Two stories today in Inside Higher Ed are all the more powerful for their proximity.

Not only are mid-tier schools, without strong brands or big endowments, beginning to suffer, but the numbers of international students on American campuses is growing rapidly.

Here’s the summary from Inside Higher Ed:

IHE-Articles

What’s interesting about both articles is the room for rationalization. Loyola writes off their challenges to moving their discount rate from 57% to 55% over a period of years. Yeah, that’s the reason 300 students didn’t show up.

And the dominance of international students? Clearly relegated to graduate engineering programs. And who cares about those?

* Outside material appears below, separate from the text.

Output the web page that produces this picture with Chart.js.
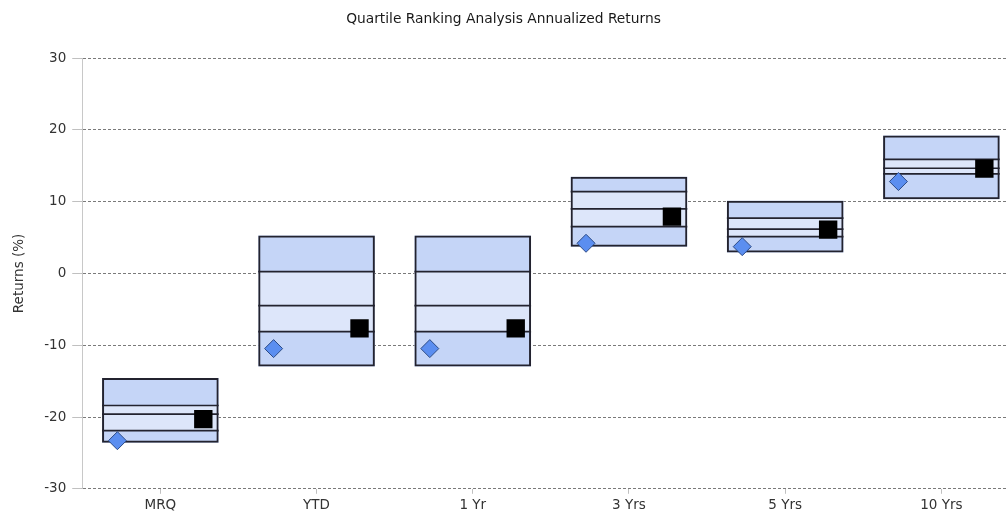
<!DOCTYPE html>
<html><head><meta charset="utf-8">
<script src="https://cdn.jsdelivr.net/npm/chart.js@4/dist/chart.umd.min.js"></script>
<style>html,body{margin:0;padding:0;background:#fff;overflow:hidden}</style>
</head><body><canvas id="c" width="1007" height="515"></canvas>
<script>
const categories = ['MRQ', 'YTD', '1 Yr', '3 Yrs', '5 Yrs', '10 Yrs'];
const boxTop    = [-14.55, 5.3, 5.3, 13.48, 10.14, 19.2];
const quart1    = [-18.4, 0.25, 0.25, 11.39, 7.69, 15.9];
const medianVal = [-19.6, -4.48, -4.48, 8.98, 6.16, 14.65];
const quart3    = [-21.9, -8.1, -8.1, 6.52, 5.13, 13.86];
const boxBottom = [-23.6, -12.98, -12.98, 3.73, 2.9, 10.35];
const squareVals  = [-20.3, -7.66, -7.66, 7.91, 6.1, 14.6];
const diamondVals = [-23.3, -10.47, -10.47, 4.2, 3.73, 12.8];
const yTicks = [-30, -20, -10, 0, 10, 20, 30];

const MARK_OFFSET = 0.275;
const BOX_RATIO = 0.7465;
const HALF = BOX_RATIO / 2;
const FONT = "'DejaVu Sans', sans-serif";
const FS = 13.5;
const DARK = '#c5d5f7', LIGHT = '#dde6fa', EDGE = '#23232f';

function band(lo, hi, color) {
  return {
    type: 'bar', order: 2, grouped: false,
    data: categories.map((c, i) => ({x: i, y: [lo[i], hi[i]]})),
    backgroundColor: color, borderWidth: 0,
    barPercentage: BOX_RATIO, categoryPercentage: 1
  };
}
function quartLine(vals) {
  const pts = [];
  categories.forEach((c, i) => {
    pts.push({x: i - HALF, y: vals[i]}, {x: i + HALF, y: vals[i]}, {x: i + 0.5, y: null});
  });
  return {type: 'line', order: 1, data: pts, borderColor: EDGE, borderWidth: 1.7,
          pointRadius: 0, spanGaps: false, fill: false, tension: 0};
}

new Chart(document.getElementById('c'), {
  type: 'bar',
  data: {
    datasets: [
      {
        type: 'scatter', order: 0,
        data: categories.map((c, i) => ({x: i + MARK_OFFSET, y: squareVals[i]})),
        pointStyle: 'rect', pointRadius: 13, backgroundColor: '#000', borderColor: '#000', borderWidth: 0
      },
      {
        type: 'scatter', order: 0,
        data: categories.map((c, i) => ({x: i - MARK_OFFSET, y: diamondVals[i]})),
        pointStyle: 'rectRot', pointRadius: 9, backgroundColor: '#5b8ef0', borderColor: '#2d4b86', borderWidth: 1
      },
      {
        type: 'bar', order: 1, grouped: false,
        data: categories.map((c, i) => ({x: i, y: [boxBottom[i], boxTop[i]]})),
        backgroundColor: 'rgba(0,0,0,0)', borderColor: EDGE, borderWidth: 2, borderSkipped: false,
        barPercentage: BOX_RATIO, categoryPercentage: 1
      },
      quartLine(quart1),
      quartLine(medianVal),
      quartLine(quart3),
      band(quart1, boxTop, DARK),
      band(medianVal, quart1, LIGHT),
      band(quart3, medianVal, LIGHT),
      band(boxBottom, quart3, DARK)
    ]
  },
  options: {
    responsive: false,
    animation: false,
    layout: {autoPadding: false, padding: {left: 0, right: 0, top: 0, bottom: -3}},
    plugins: {
      legend: {display: false},
      tooltip: {enabled: false},
      title: {
        display: true, text: 'Quartile Ranking Analysis Annualized Returns',
        color: '#1a1a1a', font: {family: FONT, size: 13.8, weight: 'normal'},
        padding: {top: 11, bottom: 30.5}
      }
    },
    scales: {
      x: {
        type: 'linear', min: -0.5, max: 5.42, offset: false,
        afterBuildTicks: (s) => { s.ticks = categories.map((c, i) => ({value: i})); },
        afterFit: (s) => { s.paddingLeft = 0; s.paddingRight = 0; },
        ticks: {
          color: '#333', font: {family: FONT, size: FS}, padding: 4, autoSkip: false, maxRotation: 0,
          callback: (v) => categories[v]
        },
        grid: {offset: false, drawOnChartArea: false, drawTicks: true, tickLength: 5, tickColor: '#c0c0c0'},
        border: {display: false}
      },
      y: {
        min: -30, max: 30,
        afterBuildTicks: (s) => { s.ticks = yTicks.map(v => ({value: v})); },
        ticks: {color: '#333', font: {family: FONT, size: FS}, padding: 6},
        title: {display: true, text: 'Returns (%)', color: '#333', font: {family: FONT, size: FS}, padding: {top: 11, bottom: 11}},
        grid: {color: '#7a7a7a', tickBorderDash: [], tickColor: '#c0c0c0', tickLength: 10, lineWidth: 1},
        border: {display: true, color: '#c8c8c8', width: 1, dash: [3, 2]}
      }
    }
  }
});
</script></body></html>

Friends who teach ESL (English as a Second Language) have been tracking the growth in international students over the past few years. Clearly, cash-starved US institutions are taking more students from overseas who will pay full freight. And there are many millions who will sacrifice to get into top US institutions. The enrollments in first-year English courses designed for international students reflect this growth…where there were once a section or two for non-English speakers there are now mini-programs staffed with instructors and tutors, processing hundreds of students.

Maybe Loyola New Orleans needs to do more recruiting in hot and steamy China. And maybe their brand is strong enough to draw those highly name-conscious students…

Combined, these stories paint a dim future for the bottom 75% of private US institutions as the number of traditional US students slowly sinks (just demographics), their choices go up (Straighterline, SNHU, Dream Degree…), and price sensitivity goes WAY up.